Given exercise
Exclude the pictures and reproduce the remaining data exactly as written.

Data block
▽

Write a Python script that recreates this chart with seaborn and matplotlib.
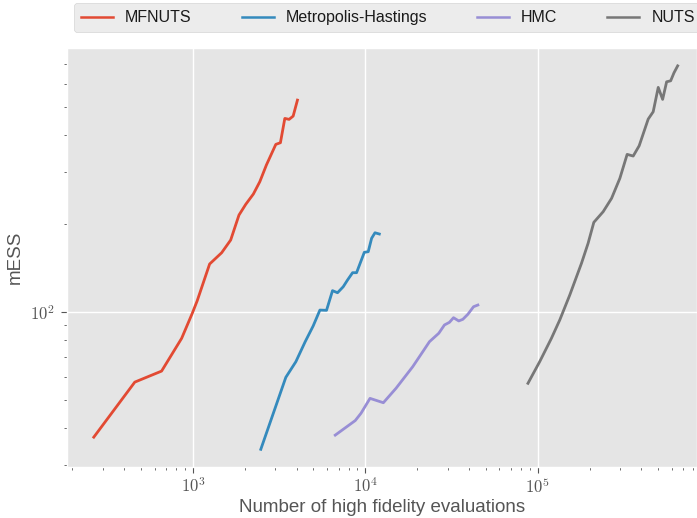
import numpy as np
import pandas as pd
import matplotlib
matplotlib.use("Agg")
import matplotlib.pyplot as plt
import matplotlib.ticker as mticker
import seaborn as sns

# ---- data ----
mfnuts_x = [266, 460, 658, 860, 991, 1059, 1250, 1468, 1656, 1850, 2025, 2242, 2443,
            2668, 3026, 3218, 3413, 3614, 3815, 4040]
mfnuts_y = [37.3, 57.5, 62.7, 81.1, 98.7, 109, 145.5, 159, 175.7, 213.8, 232.6, 252.2,
            277.8, 316.8, 372.7, 377.5, 457, 453.6, 465.5, 527.8]

mh_x = [2476, 3459, 3955, 4480, 4984, 5454, 5957, 6454, 6901, 7448, 7887, 8439, 8899,
        9868, 10400, 10880, 11380, 12060]
mh_y = [33.9, 59.7, 67.5, 79.0, 89.4, 101.3, 101.1, 118.0, 116.1, 121.7, 128.3, 135.9,
        135.9, 159.5, 160.3, 178.1, 186.0, 184.2]

hmc_x = [6692, 8745, 9441, 10650, 12730, 15085, 18840, 21540, 23560, 26680, 28780,
         30770, 32490, 34850, 36800, 39350, 42450, 44980]
hmc_y = [37.9, 42.5, 45.0, 50.6, 48.9, 54.8, 64.9, 73.0, 79.0, 84.4, 90.1, 92.0, 95.4,
         93.0, 94.2, 98.0, 104.0, 105.4]

nuts_x = [87830, 102700, 120100, 134300, 153500, 179500, 196100, 211700, 239800, 268300,
          299700, 330400, 358200, 388000, 437700, 467900, 500500, 530800, 559800, 590900,
          617700, 648900]
nuts_y = [56.96, 67.5, 81.1, 93.7, 114.0, 146.3, 171.2, 201.9, 219.5, 243.8, 285.3,
          344.5, 340.0, 368.6, 454.6, 481.6, 583.3, 530.8, 609.5, 614.3, 654.2, 690.9]

methods = ["MFNUTS", "Metropolis-Hastings", "HMC", "NUTS"]
colors = ["#E24A33", "#348ABD", "#988ED5", "#777777"]

frames = []
for name, xs, ys in zip(methods, [mfnuts_x, mh_x, hmc_x, nuts_x],
                        [mfnuts_y, mh_y, hmc_y, nuts_y]):
    frames.append(pd.DataFrame({"evals": xs, "mESS": ys, "method": name}))
df = pd.concat(frames, ignore_index=True)

# ---- style ----
plt.style.use("ggplot")
plt.rcParams["font.family"] = ["Liberation Sans", "DejaVu Sans"]
plt.rcParams["mathtext.fontset"] = "cm"

fig = plt.figure(figsize=(6.97, 5.18), dpi=100)
ax = fig.add_axes([67 / 697, 51 / 518, 630 / 697, 419 / 518])

sns.lineplot(data=df, x="evals", y="mESS", hue="method", hue_order=methods,
             palette=colors, ax=ax, linewidth=2.0, estimator=None, sort=False,
             legend=False)

ax.set_xscale("log")
ax.set_yscale("log")
ax.set_xlim(186, 8.4e5)
ax.set_ylim(29.5, 795)
ax.grid(True, which="major", color="white", linewidth=1.0)
ax.grid(False, which="minor")

sci = mticker.FuncFormatter(lambda v, p: r"$10^{%d}$" % int(round(np.log10(v))))
ax.xaxis.set_major_formatter(sci)
ax.yaxis.set_major_formatter(sci)
ax.xaxis.set_minor_formatter(mticker.NullFormatter())
ax.yaxis.set_minor_formatter(mticker.NullFormatter())

ax.set_xlabel("Number of high fidelity evaluations", fontsize=13.5, color="#555555",
              labelpad=2)
ax.set_ylabel("mESS", fontsize=13.5, color="#555555", labelpad=4)
ax.tick_params(axis="x", which="major", labelsize=12, length=4, colors="#555555",
               pad=3)
ax.tick_params(axis="y", which="major", labelsize=12, length=4, colors="#555555",
               pad=5)
ax.tick_params(axis="both", which="minor", length=2, colors="#555555")

handles = [plt.Line2D([], [], color=c, lw=1.8) for c in colors]
leg = fig.legend(handles, methods, loc="upper left", ncol=4, mode="expand",
                 bbox_to_anchor=(74 / 697, 1 - 3 / 518, 628 / 697, 0.0),
                 fontsize=11.5, frameon=True, facecolor="#E8E8E8",
                 edgecolor="#CCCCCC", handlelength=2.0, handletextpad=0.75,
                 borderpad=0.45, borderaxespad=0.0)
for t in leg.get_texts():
    t.set_color("#1a1a1a")

fig.savefig("out.png", dpi=100)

△

Correct output
Write a Python script that recreates this chart with seaborn and matplotlib.
import numpy as np
import pandas as pd
import matplotlib
matplotlib.use("Agg")
import matplotlib.pyplot as plt
import matplotlib.ticker as mticker
import seaborn as sns

# ---- data ----
mfnuts_x = [266, 460, 658, 860, 991, 1059, 1250, 1468, 1656, 1850, 2025, 2242, 2443,
            2668, 3026, 3218, 3413, 3614, 3815, 4040]
mfnuts_y = [37.3, 57.5, 62.7, 81.1, 98.7, 109, 145.5, 159, 175.7, 213.8, 232.6, 252.2,
            277.8, 316.8, 372.7, 377.5, 457, 453.6, 465.5, 527.8]

mh_x = [2476, 3459, 3955, 4480, 4984, 5454, 5957, 6454, 6901, 7448, 7887, 8439, 8899,
        9868, 10400, 10880, 11380, 12060]
mh_y = [33.9, 59.7, 67.5, 79.0, 89.4, 101.3, 101.1, 118.0, 116.1, 121.7, 128.3, 135.9,
        135.9, 159.5, 160.3, 178.1, 186.0, 184.2]

hmc_x = [6692, 8745, 9441, 10650, 12730, 15085, 18840, 21540, 23560, 26680, 28780,
         30770, 32490, 34850, 36800, 39350, 42450, 44980]
hmc_y = [37.9, 42.5, 45.0, 50.6, 48.9, 54.8, 64.9, 73.0, 79.0, 84.4, 90.1, 92.0, 95.4,
         93.0, 94.2, 98.0, 104.0, 105.4]

nuts_x = [87830, 102700, 120100, 134300, 153500, 179500, 196100, 211700, 239800, 268300,
          299700, 330400, 358200, 388000, 437700, 467900, 500500, 530800, 559800, 590900,
          617700, 648900]
nuts_y = [56.96, 67.5, 81.1, 93.7, 114.0, 146.3, 171.2, 201.9, 219.5, 243.8, 285.3,
          344.5, 340.0, 368.6, 454.6, 481.6, 583.3, 530.8, 609.5, 614.3, 654.2, 690.9]

methods = ["MFNUTS", "Metropolis-Hastings", "HMC", "NUTS"]
colors = ["#E24A33", "#348ABD", "#988ED5", "#777777"]

frames = []
for name, xs, ys in zip(methods, [mfnuts_x, mh_x, hmc_x, nuts_x],
                        [mfnuts_y, mh_y, hmc_y, nuts_y]):
    frames.append(pd.DataFrame({"evals": xs, "mESS": ys, "method": name}))
df = pd.concat(frames, ignore_index=True)

# ---- style ----
plt.style.use("ggplot")
plt.rcParams["font.family"] = ["Liberation Sans", "DejaVu Sans"]
plt.rcParams["mathtext.fontset"] = "cm"

fig = plt.figure(figsize=(6.97, 5.18), dpi=100)
ax = fig.add_axes([67 / 697, 51 / 518, 630 / 697, 419 / 518])

sns.lineplot(data=df, x="evals", y="mESS", hue="method", hue_order=methods,
             palette=colors, ax=ax, linewidth=2.0, estimator=None, sort=False,
             legend=False)

ax.set_xscale("log")
ax.set_yscale("log")
ax.set_xlim(186, 8.4e5)
ax.set_ylim(29.5, 795)
ax.grid(True, which="major", color="white", linewidth=1.0)
ax.grid(False, which="minor")

sci = mticker.FuncFormatter(lambda v, p: r"$10^{%d}$" % int(round(np.log10(v))))
ax.xaxis.set_major_formatter(sci)
ax.yaxis.set_major_formatter(sci)
ax.xaxis.set_minor_formatter(mticker.NullFormatter())
ax.yaxis.set_minor_formatter(mticker.NullFormatter())

ax.set_xlabel("Number of high fidelity evaluations", fontsize=13.5, color="#555555",
              labelpad=2)
ax.set_ylabel("mESS", fontsize=13.5, color="#555555", labelpad=4)
ax.tick_params(axis="x", which="major", labelsize=12, length=4, colors="#555555",
               pad=3)
ax.tick_params(axis="y", which="major", labelsize=12, length=4, colors="#555555",
               pad=5)
ax.tick_params(axis="both", which="minor", length=2, colors="#555555")

handles = [plt.Line2D([], [], color=c, lw=1.8) for c in colors]
leg = fig.legend(handles, methods, loc="upper left", ncol=4, mode="expand",
                 bbox_to_anchor=(74 / 697, 1 - 3 / 518, 628 / 697, 0.0),
                 fontsize=11.5, frameon=True, facecolor="#E8E8E8",
                 edgecolor="#CCCCCC", handlelength=2.0, handletextpad=0.75,
                 borderpad=0.45, borderaxespad=0.0)
for t in leg.get_texts():
    t.set_color("#1a1a1a")

fig.savefig("out.png", dpi=100)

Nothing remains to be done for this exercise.